Tibetan Buddhist: Same as the above.
Wiccan: Can put a hex on the McCain campaign.
Taoist: Life is not all black and white (or red and blue) but can come together. Plus, this would help with the Korean community.
Atheist: If there is no God, that makes the President of the United States the most powerful being in the Universe. This might appeal more to the Clintons.
Pentecostal: These folks are the most in shape folks there are.
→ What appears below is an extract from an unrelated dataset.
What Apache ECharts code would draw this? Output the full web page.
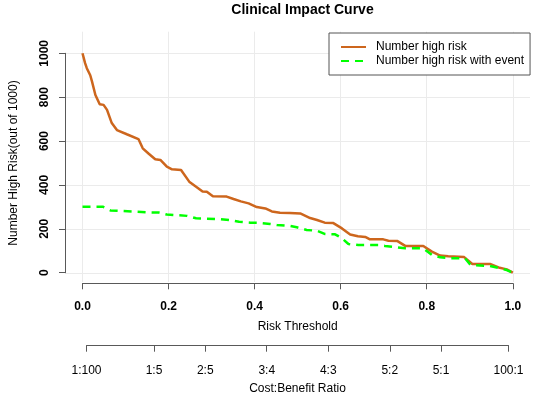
<!DOCTYPE html>
<html><head><meta charset="utf-8">
<script src="https://cdn.jsdelivr.net/npm/echarts@6/dist/echarts.min.js"></script>
<style>html,body{margin:0;padding:0;background:#fff}#c{width:536px;height:397px}</style>
</head><body><div id="c"></div>
<script>
const chartTitle = "Clinical Impact Curve";
const seriesNames = ["Number high risk", "Number high risk with event"];
const riskThresholdTicks = [0, 0.2, 0.4, 0.6, 0.8, 1.0];
const highRiskTicks = [0, 200, 400, 600, 800, 1000];
const costBenefitLabels = ["1:100", "1:5", "2:5", "3:4", "4:3", "5:2", "5:1", "100:1"];

const numberHighRisk = [
  [0, 1000], [0.006, 955], [0.010, 932], [0.018, 900], [0.022, 872], [0.030, 810],
  [0.040, 768], [0.049, 765], [0.057, 742], [0.068, 682], [0.080, 650], [0.103, 631],
  [0.130, 609], [0.140, 567], [0.154, 542], [0.169, 517], [0.181, 514], [0.196, 483],
  [0.208, 471], [0.229, 468], [0.248, 415], [0.264, 392], [0.279, 370], [0.289, 369],
  [0.303, 348], [0.335, 347], [0.351, 336], [0.368, 325], [0.386, 316], [0.405, 299],
  [0.425, 293], [0.440, 279], [0.459, 273], [0.482, 272], [0.506, 270], [0.529, 249],
  [0.545, 240], [0.563, 228], [0.583, 226], [0.603, 202], [0.622, 174], [0.640, 166],
  [0.657, 163], [0.668, 152], [0.699, 152], [0.711, 146], [0.732, 144], [0.750, 122],
  [0.792, 122], [0.812, 96], [0.831, 78], [0.850, 75], [0.887, 71], [0.906, 40],
  [0.947, 40], [0.967, 24], [0.986, 15], [1.0, 0]
];
const numberHighRiskWithEvent = [
  [0, 301], [0.047, 301], [0.065, 284], [0.150, 275], [0.177, 274], [0.196, 265],
  [0.243, 259], [0.264, 248], [0.320, 244], [0.343, 240], [0.364, 232], [0.390, 228],
  [0.413, 227], [0.436, 222], [0.452, 217], [0.483, 213], [0.498, 207], [0.521, 195],
  [0.545, 191], [0.564, 176], [0.587, 175], [0.603, 157], [0.618, 131], [0.641, 126],
  [0.688, 126], [0.703, 122], [0.730, 116], [0.750, 111], [0.792, 111], [0.812, 81],
  [0.831, 70], [0.854, 66], [0.889, 66], [0.902, 35], [0.947, 31], [0.970, 20],
  [0.986, 12], [1.0, 0]
];

// threshold positions of the cost:benefit labels (cost/(cost+benefit))
const costBenefitValues = costBenefitLabels.map(s => {
  const p = s.split(":").map(Number);
  return p[0] / (p[0] + p[1]);
});
const cbLabelOf = v => {
  let best = 0;
  costBenefitValues.forEach((c, i) => { if (Math.abs(c - v) < Math.abs(costBenefitValues[best] - v)) best = i; });
  return costBenefitLabels[best];
};

const FONT = "'Liberation Sans', Arial, sans-serif";
const AXIS_COLOR = "#595959";
const GRID_COLOR = "#ebebeb";

const chart = echarts.init(document.getElementById("c"), null, { renderer: "canvas" });
chart.setOption({
  animation: false,
  backgroundColor: "#ffffff",
  textStyle: { fontFamily: FONT },
  title: {
    text: chartTitle, left: 297.5, textAlign: "center", top: -2,
    textStyle: { fontFamily: FONT, fontSize: 14, fontWeight: "bold", color: "#000" }
  },
  legend: {
    data: seriesNames, orient: "vertical", left: 329, top: 33,
    padding: [8, 6, 8, 11], itemWidth: 25, itemHeight: 14, itemGap: 2,
    borderColor: "#555", borderWidth: 1, backgroundColor: "#fff",
    itemStyle: { opacity: 0 },
    textStyle: { fontFamily: FONT, fontSize: 12, color: "#000", padding: [0, 0, 0, 5] }
  },
  grid: [
    { left: 82.2, width: 430.6, top: 53.3, height: 219.4 },
    { left: 65, width: 465, top: 31.7, height: 250.3 },
    { left: 86.5, width: 422, top: 340, height: 5.7 }
  ],
  xAxis: [
    {
      gridIndex: 0, type: "value", min: 0, max: 1, interval: 0.2, offset: 10.6,
      axisLine: { show: true, onZero: false, lineStyle: { color: AXIS_COLOR, width: 1 } },
      axisTick: { show: true, length: 6, lineStyle: { color: AXIS_COLOR } },
      axisLabel: { margin: 17, color: "#000", fontWeight: "bold", fontSize: 12, fontFamily: FONT,
        formatter: v => v.toFixed(1) },
      splitLine: { show: false },
      name: "Risk Threshold", nameLocation: "middle", nameGap: 37,
      nameTextStyle: { color: "#000", fontSize: 12, fontFamily: FONT }
    },
    {
      gridIndex: 1, type: "value", min: -0.04, max: 1.04,
      axisLine: { show: false },
      axisTick: { show: false, customValues: riskThresholdTicks },
      axisLabel: { show: false, customValues: riskThresholdTicks },
      splitLine: { show: true, lineStyle: { color: GRID_COLOR, width: 1 } }
    },
    {
      gridIndex: 2, type: "value", min: costBenefitValues[0], max: costBenefitValues[costBenefitValues.length - 1],
      axisLine: { show: true, onZero: false, lineStyle: { color: AXIS_COLOR, width: 1 } },
      axisTick: { show: true, length: 6, customValues: costBenefitValues, lineStyle: { color: AXIS_COLOR } },
      axisLabel: { show: true, customValues: costBenefitValues, margin: 19, color: "#000", fontSize: 12, fontFamily: FONT,
        formatter: v => cbLabelOf(v) },
      splitLine: { show: false },
      name: "Cost:Benefit Ratio", nameLocation: "middle", nameGap: 37,
      nameTextStyle: { color: "#000", fontSize: 12, fontFamily: FONT }
    }
  ],
  yAxis: [
    {
      gridIndex: 0, type: "value", min: 0, max: 1000, interval: 200, offset: 17.5,
      axisLine: { show: true, onZero: false, lineStyle: { color: AXIS_COLOR, width: 1 } },
      axisTick: { show: true, length: 6, lineStyle: { color: AXIS_COLOR } },
      axisLabel: { rotate: 90, margin: 14, color: "#000", fontWeight: "bold", fontSize: 12, fontFamily: FONT,
        formatter: v => String(v) },
      splitLine: { show: false },
      name: "Number High Risk(out of 1000)", nameLocation: "middle", nameGap: 45,
      nameTextStyle: { color: "#000", fontSize: 12, fontFamily: FONT }
    },
    {
      gridIndex: 1, type: "value", min: -42, max: 1098,
      axisLine: { show: false },
      axisTick: { show: false, customValues: highRiskTicks },
      axisLabel: { show: false, customValues: highRiskTicks },
      splitLine: { show: true, lineStyle: { color: GRID_COLOR, width: 1 } }
    },
    { gridIndex: 2, type: "value", show: false }
  ],
  series: [
    {
      name: seriesNames[0], type: "line", xAxisIndex: 0, yAxisIndex: 0,
      data: numberHighRisk, symbol: "none", z: 3,
      lineStyle: { color: "#CD661D", width: 2.5 }, itemStyle: { color: "#CD661D" }
    },
    {
      name: seriesNames[1], type: "line", xAxisIndex: 0, yAxisIndex: 0,
      data: numberHighRiskWithEvent, symbol: "none", z: 4,
      lineStyle: { color: "#00FF00", width: 2.5, type: [8, 6] }, itemStyle: { color: "#00FF00" }
    }
  ]
});
</script>
</body></html>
For a guy with a packed schedule, you can go to church on Sunday AND get your calisthenics done all at the same time.
Penitente: New Mexico is always a close state, and besides the cactus whip will be a lot better for persuading wavering superdelegates than anything Hillary's got.
Mennonite: Join a nineteenth century church, to contast to Republicans who still have nineteenth century ideas.
Quaker: In line with his pledge to leave Iraq.
Satanic: He could invert his flag pin and get fifty pentagrams at once!
Voodoo: If he's behind in the campaign maybe he can get a McCain action figure and some pins...
Animism: It would give him a stronger case to make for ending global warming.
Eastern Orthodox: According to the Julian calendar, today is May 15. So he could theoretically produce a document proving that he joined the Eastern Orthodox church before Father Pfleger spoke at Trinity United on May 25, and save himself the headache if nobody discovers the ruse.
Ancient Inca: Helps get rid of problems. For example, for his induction ceremony he could have Reverend Wright and Father Pfleger wrapped head to toe in ropes and dropped down a volcano high in the Andes.
Ancient Egyptian: Who better than a sun worshipper to make the case for alternative energy?
Ancient Greek: Offers a path to victory in Iraq: pray to Mars. Hey, it makes as much sense as anything the Bush/McCain administration has proposed.